President Michael D Higgins has said he felt a "sense of shame" on reading the report from the Independent Review Group into abuse in the Defence Forces and fears the behaviour highlighted is being replicated elsewhere.
The report, published on Tuesday, found 88% of female respondents said they had experienced one or more forms of sexual harassment.
It found the main perpetrators of misogynistic behaviour were male officers or senior NCOs, but it also came from male peers and sometimes female officers/senior NCOs.
In a strongly worded statement on Friday, President Higgins, who is the Supreme Commander of the Defence Forces, said the bullying described in the report was some of the most serious imaginable, and there could be "no continuation of any of this deeply unacceptable, indeed criminal, behaviour."
He wrote: "They include behaviour leading to suicides, serious physical assaults, very serious sexual assaults including rapes, and the sexual targeting of new entrants."
“It is with a sense of shame but also so much hurt for those serving women and men who had dedicated their lives to serving our country and to working as international peacekeepers and who have been abused while serving as members of the Defence Forces, that I read the report of the Independent Review Group."
"What has been revealed in this report, a report made possible by the coming forward of some of the bravest of the brave to have served our country, was not a simple set of random occurrences. It is explicitly stated in the report that there is a continuing systemic problem of incidents of bullying, harassment, discrimination and sexual harassment within the Defence Forces.
"This must be of the deepest concern to us all, including those in the Defence Forces who are anxious to serve their country to the best of their abilities and so many who are doing so at home and abroad."
He added he was left with “the greatest anxiety” that the institutional failure described in the report was “far from confined to the Defence Forces” and that in many cases, there were urgent lessons to be drawn and transformations to be made across society and in many institutions.
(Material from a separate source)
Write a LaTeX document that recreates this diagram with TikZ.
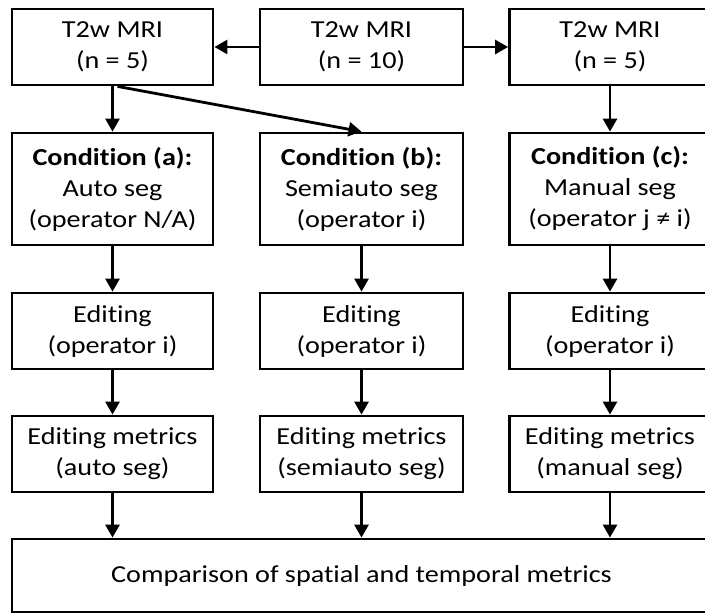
\documentclass[tikz,border=0pt]{standalone}
\usepackage{fontspec}
\setmainfont{Carlito}[FakeStretch=1.155, Ligatures=NoCommon]
\usetikzlibrary{arrows.meta}
\begin{document}
\begin{tikzpicture}[x=1pt,y=-1pt,
  box/.style={draw, line width=2.8pt, rectangle, inner sep=0pt, align=center,
    minimum width=201pt, font=\fontsize{24.4}{31}\selectfont},
  shortbox/.style={box, minimum height=76pt},
  tallbox/.style={box, minimum height=112pt},
  flow/.style={line width=2.8pt, -{Triangle[length=13pt,width=14pt]}}]
\useasboundingbox (0,0) rectangle (705,613);
\fill[white] (0,0) rectangle (705,613);

% source scans
\node[shortbox] (s1) at (112.5,47) {T2w MRI\\(n = 5)};
\node[shortbox, minimum width=203pt] (s2) at (361.5,47) {T2w MRI\\(n = 10)};
\node[shortbox] (s3) at (610,47) {T2w MRI\\(n = 5)};

% segmentation conditions
\node[tallbox] (ca) at (112.5,189) {\textbf{Condition (a):}\\Auto seg\\(operator N/A)};
\node[tallbox, minimum width=203pt] (cb) at (361.5,189) {\textbf{Condition (b):}\\Semiauto seg\\(operator i)};
\node[tallbox] (cc) at (610,189) {\textbf{Condition (c):}\\Manual seg\\(operator j ≠ i)};

% editing step
\node[shortbox] (ea) at (112.5,331) {Editing\\(operator i)};
\node[shortbox, minimum width=203pt] (eb) at (361.5,331) {Editing\\(operator i)};
\node[shortbox] (ec) at (610,331) {Editing\\(operator i)};

% editing metrics
\node[shortbox] (ma) at (112.5,454) {Editing metrics\\(auto seg)};
\node[shortbox, minimum width=203pt] (mb) at (361.5,454) {Editing metrics\\(semiauto seg)};
\node[shortbox] (mc) at (610,454) {Editing metrics\\(manual seg)};

% final comparison
\node[box, minimum width=699pt, minimum height=73.5pt] (cmp) at (361.5,575.75)
  {Comparison of spatial and temporal metrics};

% connectors
\draw[flow] (s2.west) -- (s1.east);
\draw[flow] (s2.east) -- (s3.west);
\draw[flow] (s1.south) -- (ca.north);
\draw[flow] ([xshift=5pt]s1.south) -- (cb.north);
\draw[flow] (s3.south) -- (cc.north);
\draw[flow] (ca.south) -- (ea.north);
\draw[flow] (cb.south) -- (eb.north);
\draw[flow] (cc.south) -- (ec.north);
\draw[flow] (ea.south) -- (ma.north);
\draw[flow] (eb.south) -- (mb.north);
\draw[flow] (ec.south) -- (mc.north);
\draw[flow] (ma.south) -- (ma.south |- cmp.north);
\draw[flow] (mb.south) -- (mb.south |- cmp.north);
\draw[flow] (mc.south) -- (mc.south |- cmp.north);
\end{tikzpicture}
\end{document}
The President said he recognised in particular the contribution of the Women of Honour and the Men and Women of Honour.
The IRG was set up by the Government in 2021 on foot of allegations from the Women of Honour group
Welcoming the Government's review, President Higgins concluded: "We must all support every effort at such reform as will give us a truly human institutional profile, one built on dignity and a respect for both vulnerability and excellence. That is the true test of institutional effectiveness.”